En Sandoná, occidente de Nariño, la elaboración de los sombreros de paja toquilla o iraca se constituye en una tradición centenaria que ha sobrevivido gracias a la vocación artesanal de cientos de familias que, de generación en generación, comprendieron que su artículo no solo puede identificar al hombre o la mujer del campo, sino también que le puede dar un toque de elegancia al citadino.
En sus propias casas, sin el apoyo del Gobierno o del sector privado, los artesanos improvisaron sus talleres y montaron modestos almacenes. Ahí trabajan hasta bien entrada en la noche.
Alberto de la Rosa Diez, un pensionado de la Policía, se enamoró de Alba Lucía Palomino y de los sombreros que ella confeccionaba con lujo de detalles junto a sus padres.
“De allí en adelante me dedique a las artesanías, para que no termine esta bonita tradición”, dice este artesano de 52 años de edad, quien, desde que se despierta y hasta que se acuesta está rodeado de sombreros.
En este municipio de origen Quillacinga, enclavado en la subregión del Guaico (zona donde se concentran siete municipios del occidente de Nariño), rodeado de montañas sembradas con caña panelera, café, plátano e iraca, 50.000 habitantes viven de la materia primaria del sombrero.
Este cultivo se extiende también a las vecinas localidades de Linares y Ancuyá.
En el 2001 se estima que en el perímetro urbano de Sandoná existían 282 tejedoras de sombreros, con una producción anual de 70.500 unidades. Pero en el 2002, a partir de un censo, se contabilizaban 2.780 artesanas con una producción de 695.000 unidades.

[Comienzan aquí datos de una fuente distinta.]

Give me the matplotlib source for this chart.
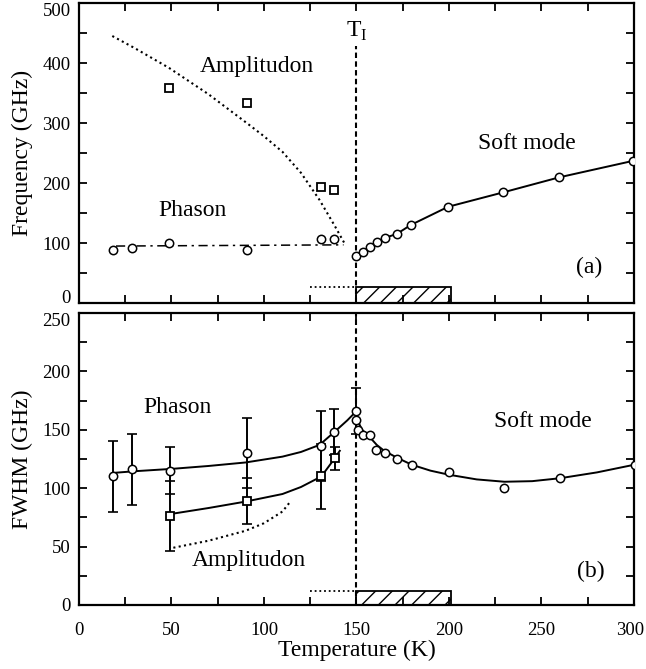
import matplotlib
matplotlib.use("Agg")
import matplotlib.pyplot as plt
from matplotlib.ticker import MultipleLocator
from matplotlib.transforms import ScaledTranslation

plt.rcParams['font.family'] = ['Liberation Serif', 'DejaVu Serif']
plt.rcParams['hatch.linewidth'] = 1.0
plt.rcParams['mathtext.fontset'] = 'custom'
plt.rcParams['mathtext.rm'] = 'Liberation Serif'

T_I = 150

# ---------- panel (a): frequency ----------
phason_T = [18.5, 28.8, 48.6, 90.8, 130.6, 137.8]
phason_F = [88, 91, 100, 88, 106, 107]
phason_fit_T = [20, 143]
phason_fit_F = [95, 97]

amp_T = [48.6, 90.6, 130.6, 137.8]
amp_F = [358, 333, 193, 189]
amp_fit_T = [18, 30, 48.6, 70, 90.7, 100, 110, 120, 130, 138, 144]
amp_fit_F = [445, 425, 392, 348, 300, 278, 252, 217, 172, 130, 97]

soft_T = [149.6, 153.3, 157.3, 160.9, 165.6, 171.7, 179.3, 199.6, 229.4, 259.6, 299.6]
soft_F = [78, 85.5, 94, 102, 109, 115, 130, 160.5, 184.5, 209.5, 237]

# ---------- panel (b): FWHM ----------
ph_w_T = [18.5, 28.8, 49.2, 90.6, 130.8, 138.0, 149.7]
ph_w = [110, 116, 115, 130, 136, 148, 166]
ph_w_err = [30, 30, 20, 30, 30, 20, 20]
ph_w_fit_T = [18, 30, 50, 70, 90, 110, 120, 130, 138, 145, 150]
ph_w_fit = [113, 114.5, 116.5, 119, 122, 127, 131, 137, 148, 158, 166]

am_w_T = [49.2, 91.0, 130.8, 138.4]
am_w = [76, 89, 110, 125.6]
am_w_err = [30, 20, 28, 10]
am_w_fit_T = [50, 70, 90, 110, 120, 131, 138, 141]
am_w_fit = [78, 83, 88.5, 95, 101, 110, 125, 132]
am_w_dot_T = [51, 70, 90, 100, 110, 114]
am_w_dot = [49, 55, 63.5, 70, 80, 88]

sm_w_T = [149.7, 151, 153.3, 157.3, 160.5, 165.4, 172, 180, 200, 230, 260, 300.5]
sm_w = [158, 150, 145.5, 145.5, 133, 130, 125, 120, 113.6, 100, 109, 120]
sm_w_fit_T = [150, 153, 157, 161, 165, 172, 180, 190, 200, 215, 230, 245, 260, 280, 300]
sm_w_fit = [160, 150, 144, 137, 132, 126, 120, 115, 111.5, 107.5, 105.5, 106, 108.5, 113.5, 120]

# hatched range and dotted indicator
box_left, box_width = 150, 51
box_h_a, box_h_b = 27, 12
ind_T = [125, 150]

fig = plt.figure(figsize=(6.46, 6.69), dpi=100)
axa = fig.add_axes([0.1223, 0.547, 0.859, 0.4485])
axb = fig.add_axes([0.1223, 0.0957, 0.859, 0.4365])

circ = dict(marker='o', ms=6, mfc='white', mec='black', mew=1.1, ls='none', zorder=5)
sq = dict(marker='s', ms=6, mfc='white', mec='black', mew=1.3, ls='none', zorder=5)
dotted = (0, (1, 1.6))
dashdot = (0, (6, 3, 1.5, 3))
dashed = (0, (2.6, 1.6))
TXT = 17

# panel a
axa.plot(phason_fit_T, phason_fit_F, color='black', lw=1.1, ls=dashdot, zorder=2)
axa.plot(amp_fit_T, amp_fit_F, color='black', lw=1.5, ls=dotted, zorder=2)
axa.plot(soft_T, soft_F, color='black', lw=1.4, zorder=3)
axa.plot(phason_T, phason_F, **circ)
axa.plot(amp_T, amp_F, **sq)
axa.plot(soft_T, soft_F, **circ)
axa.plot([T_I, T_I], [0, 428], color='black', lw=1.5, ls=dashed, zorder=1)
axa.bar([box_left], [box_h_a], width=box_width, align='edge', fill=False,
        hatch='//', edgecolor='black', lw=1.3, zorder=4)
axa.plot(ind_T, [box_h_a, box_h_a], color='black', lw=1.3, ls=dotted)
axa.text(T_I, 452, r'T$_\mathregular{I}$', fontsize=TXT, ha='center', va='center')
axa.text(96, 395, 'Amplitudon', fontsize=TXT, ha='center', va='center')
axa.text(61.5, 155, 'Phason', fontsize=TXT, ha='center', va='center')
axa.text(242, 266, 'Soft mode', fontsize=TXT, ha='center', va='center')
axa.text(276, 60, '(a)', fontsize=TXT, ha='center', va='center')
axa.set_ylim(0, 500)
axa.set_ylabel('Frequency (GHz)', fontsize=17, labelpad=7)
axa.yaxis.set_major_locator(MultipleLocator(100))
axa.yaxis.set_minor_locator(MultipleLocator(50))

# panel b
axb.errorbar(ph_w_T, ph_w, yerr=ph_w_err, fmt='none', ecolor='black', elinewidth=1.4,
             capsize=3.5, capthick=1.2, zorder=4)
axb.errorbar(am_w_T, am_w, yerr=am_w_err, fmt='none', ecolor='black', elinewidth=1.4,
             capsize=3.5, capthick=1.2, zorder=4)
axb.plot(ph_w_fit_T, ph_w_fit, color='black', lw=1.4, zorder=3)
axb.plot(am_w_fit_T, am_w_fit, color='black', lw=1.4, zorder=3)
axb.plot(am_w_dot_T, am_w_dot, color='black', lw=1.5, ls=dotted, zorder=3)
axb.plot(sm_w_fit_T, sm_w_fit, color='black', lw=1.4, zorder=3)
axb.plot(ph_w_T, ph_w, **circ)
axb.plot(am_w_T, am_w, **sq)
axb.plot(sm_w_T, sm_w, **circ)
axb.plot([T_I, T_I], [0, 250], color='black', lw=1.5, ls=dashed, zorder=1)
axb.bar([box_left], [box_h_b], width=box_width, align='edge', fill=False,
        hatch='//', edgecolor='black', lw=1.3, zorder=4)
axb.plot(ind_T, [box_h_b, box_h_b], color='black', lw=1.3, ls=dotted)
axb.text(53, 168.7, 'Phason', fontsize=TXT, ha='center', va='center')
axb.text(91.6, 38.5, 'Amplitudon', fontsize=TXT, ha='center', va='center')
axb.text(250.7, 157, 'Soft mode', fontsize=TXT, ha='center', va='center')
axb.text(276.6, 29, '(b)', fontsize=TXT, ha='center', va='center')
axb.set_ylim(0, 250)
axb.set_ylabel('FWHM (GHz)', fontsize=17, labelpad=7)
axb.set_xlabel('Temperature (K)', fontsize=17, labelpad=1)
axb.yaxis.set_major_locator(MultipleLocator(50))
axb.yaxis.set_minor_locator(MultipleLocator(25))

for ax in (axa, axb):
    ax.set_xlim(0, 300)
    ax.xaxis.set_major_locator(MultipleLocator(50))
    ax.xaxis.set_minor_locator(MultipleLocator(25))
    ax.tick_params(which='both', direction='in', top=True, right=True, width=1.3)
    ax.tick_params(which='major', length=6)
    ax.tick_params(which='minor', length=6)
    ax.tick_params(axis='y', labelsize=13.5, pad=6)
    ax.tick_params(axis='x', labelsize=13.5, pad=12)
    for s in ax.spines.values():
        s.set_linewidth(1.6)
axa.tick_params(axis='x', labelbottom=False)

fig.canvas.draw()
for t in axa.yaxis.get_major_ticks():
    if abs(t.get_loc() - 500) < 1e-6:
        t.label1.set_va('top')
    if abs(t.get_loc() - 0) < 1e-6:
        t.label1.set_va('baseline')
for t in axb.yaxis.get_major_ticks():
    if abs(t.get_loc() - 250) < 1e-6:
        t.label1.set_va('top')
for t in axb.xaxis.get_major_ticks():
    if abs(t.get_loc() - 300) < 1e-6:
        t.label1.set_transform(t.label1.get_transform() +
                               ScaledTranslation(-3 / 72, 0, fig.dpi_scale_trans))

fig.savefig('out.png', dpi=100)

Hoy quedan 1.500 artesanas y artesanos que producen alrededor de 500.000 sombreros al año. Esta reducción en el número de tejedores se explica porque las mujeres más jóvenes una vez terminan su educación secundaria buscan un cupo en la universidad y emigran a ciudades como Pasto, Cali o Medellín.
Pero la tradición no se pierde. El sábado, día tradicional de mercado, campesinos y campesinas al casco urbano cargados con el producto terminado. Los intermediarios se quedan con unos 4.000 sombreros.
“Yo trabajo el sombrero aquí y aquí mismo lo vendo, pero hay varios talleres que lo están exportando a países como Estados Unidos, España, Alemania y Francia”, dice Alberto de la Rosa.
La elaboración de un sombrero unisex, sencillo, le toma un día; en uno mucho más delicado se le van entre ocho y 10 días y en uno extrafino, entre 15 y 20 días.
El precio de los sombreros oscila entre los 20.000 y 250.000 pesos.
“Pero nos ha perjudicado mucho el contrabando del sombrero porque están entrando a Colombia los de tela, los chinos y ecuatorianos, eso nos ha afectado a todos los artesanos porque su comercialización ha bajado considerablemente”, dice con preocupación de la Rosa.
“A pesar de existir en Sandoná una cooperativa y una asociación que agrupan a los pequeños productores, no se ha logrado consolidar una estrategia que permita enfrentar ese flagelo y volver a posicionar el producto en los diferentes mercados”, agrega.
Patrimonio Cultural
Ante el éxodo las jóvenes artesanas y el contrabando, durante la última década los artesanos comenzaron a innovar y diversificar.
Ahora, en los talleres y almacenes ubicados en la calle principal del barrio San Francisco se pueden observar enormes vitrinas en donde los artesanos muestran con satisfacción y orgullo una gran variedad de elementos elaborados con sus manos prodigiosas en paja toquilla, como bolsos, muñecas, llaveros, collares, porta celulares, manillas y diminutos aretes, todos decorados con tintas naturales que extraen de la pepa del nogal.
Y como la artesanía del sombrero está ligada a una tradición familiar, Alejandro, su hijo, de 20 años, piensa que ya es hora de que el sombrero sandoneño sea declarado Patrimonio Cultural de la Nación, iniciativa que viene madurándose desde hace algunos meses.